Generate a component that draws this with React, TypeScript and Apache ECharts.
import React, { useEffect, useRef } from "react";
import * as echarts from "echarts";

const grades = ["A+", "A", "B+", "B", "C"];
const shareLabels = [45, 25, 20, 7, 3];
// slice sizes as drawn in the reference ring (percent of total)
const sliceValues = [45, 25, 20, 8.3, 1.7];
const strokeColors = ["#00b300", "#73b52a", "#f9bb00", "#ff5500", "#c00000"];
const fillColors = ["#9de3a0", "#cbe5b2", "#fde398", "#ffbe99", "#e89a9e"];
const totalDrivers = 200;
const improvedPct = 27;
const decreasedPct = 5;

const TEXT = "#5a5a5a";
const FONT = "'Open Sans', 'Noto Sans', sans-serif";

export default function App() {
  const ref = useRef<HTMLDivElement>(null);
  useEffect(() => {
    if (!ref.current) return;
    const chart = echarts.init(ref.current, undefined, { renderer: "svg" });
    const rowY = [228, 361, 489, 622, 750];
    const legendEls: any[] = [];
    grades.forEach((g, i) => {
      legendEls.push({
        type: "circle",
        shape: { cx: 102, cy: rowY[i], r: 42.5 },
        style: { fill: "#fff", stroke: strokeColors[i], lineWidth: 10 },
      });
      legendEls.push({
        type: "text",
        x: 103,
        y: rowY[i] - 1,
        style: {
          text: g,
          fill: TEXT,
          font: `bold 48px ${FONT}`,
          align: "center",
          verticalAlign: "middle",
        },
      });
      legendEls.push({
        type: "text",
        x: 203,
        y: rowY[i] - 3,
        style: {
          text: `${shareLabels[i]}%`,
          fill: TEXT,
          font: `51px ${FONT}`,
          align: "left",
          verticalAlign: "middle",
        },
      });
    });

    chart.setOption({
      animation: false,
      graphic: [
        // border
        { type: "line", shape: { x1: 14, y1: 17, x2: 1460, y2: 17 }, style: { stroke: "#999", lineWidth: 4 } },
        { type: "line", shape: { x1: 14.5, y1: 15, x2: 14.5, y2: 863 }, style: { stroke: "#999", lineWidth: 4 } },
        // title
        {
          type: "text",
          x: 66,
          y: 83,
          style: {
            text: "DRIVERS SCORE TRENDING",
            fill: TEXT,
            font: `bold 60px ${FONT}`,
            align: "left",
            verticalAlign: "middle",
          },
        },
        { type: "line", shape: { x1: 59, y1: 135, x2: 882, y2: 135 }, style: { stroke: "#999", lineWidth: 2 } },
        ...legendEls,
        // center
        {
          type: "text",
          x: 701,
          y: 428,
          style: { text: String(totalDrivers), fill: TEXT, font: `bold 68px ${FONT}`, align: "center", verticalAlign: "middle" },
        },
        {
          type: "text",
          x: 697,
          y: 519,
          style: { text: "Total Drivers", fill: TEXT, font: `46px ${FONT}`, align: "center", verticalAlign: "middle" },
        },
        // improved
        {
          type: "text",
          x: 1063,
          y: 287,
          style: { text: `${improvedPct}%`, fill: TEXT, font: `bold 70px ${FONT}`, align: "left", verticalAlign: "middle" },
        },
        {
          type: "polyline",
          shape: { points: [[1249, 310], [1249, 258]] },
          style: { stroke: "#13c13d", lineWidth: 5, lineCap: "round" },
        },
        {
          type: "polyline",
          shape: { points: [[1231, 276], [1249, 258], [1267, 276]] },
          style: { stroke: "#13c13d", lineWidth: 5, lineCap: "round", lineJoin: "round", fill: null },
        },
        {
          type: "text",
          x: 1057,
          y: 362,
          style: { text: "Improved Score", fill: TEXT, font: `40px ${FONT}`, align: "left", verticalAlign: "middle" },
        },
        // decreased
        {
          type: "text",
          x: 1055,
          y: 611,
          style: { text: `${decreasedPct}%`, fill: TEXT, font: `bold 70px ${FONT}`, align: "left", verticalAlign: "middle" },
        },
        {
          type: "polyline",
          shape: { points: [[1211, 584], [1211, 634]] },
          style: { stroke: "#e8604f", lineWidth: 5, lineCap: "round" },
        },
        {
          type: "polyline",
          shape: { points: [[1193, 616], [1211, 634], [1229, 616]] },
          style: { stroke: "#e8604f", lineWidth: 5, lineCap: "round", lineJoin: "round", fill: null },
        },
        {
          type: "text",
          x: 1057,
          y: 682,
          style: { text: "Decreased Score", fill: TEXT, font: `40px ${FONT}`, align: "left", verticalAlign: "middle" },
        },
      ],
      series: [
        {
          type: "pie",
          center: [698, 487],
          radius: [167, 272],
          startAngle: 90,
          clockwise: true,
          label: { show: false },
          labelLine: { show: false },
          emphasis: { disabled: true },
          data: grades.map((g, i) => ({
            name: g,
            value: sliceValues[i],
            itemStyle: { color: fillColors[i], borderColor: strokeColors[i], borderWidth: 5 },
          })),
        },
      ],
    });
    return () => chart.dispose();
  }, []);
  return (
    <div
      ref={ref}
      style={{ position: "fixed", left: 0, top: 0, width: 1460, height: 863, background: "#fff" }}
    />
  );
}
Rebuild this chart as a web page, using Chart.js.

▬▬▬▬▬▬

INSTRUCTIONS TO FOLLOW →
Please reproduce exactly the lines above, beginning with the first and ending with the line that contains "import * as", and include nothing outside that range.

WRITTEN RESPONSE →
Generate a component that draws this with React, TypeScript and Apache ECharts.
import React, { useEffect, useRef } from "react";
import * as echarts from "echarts";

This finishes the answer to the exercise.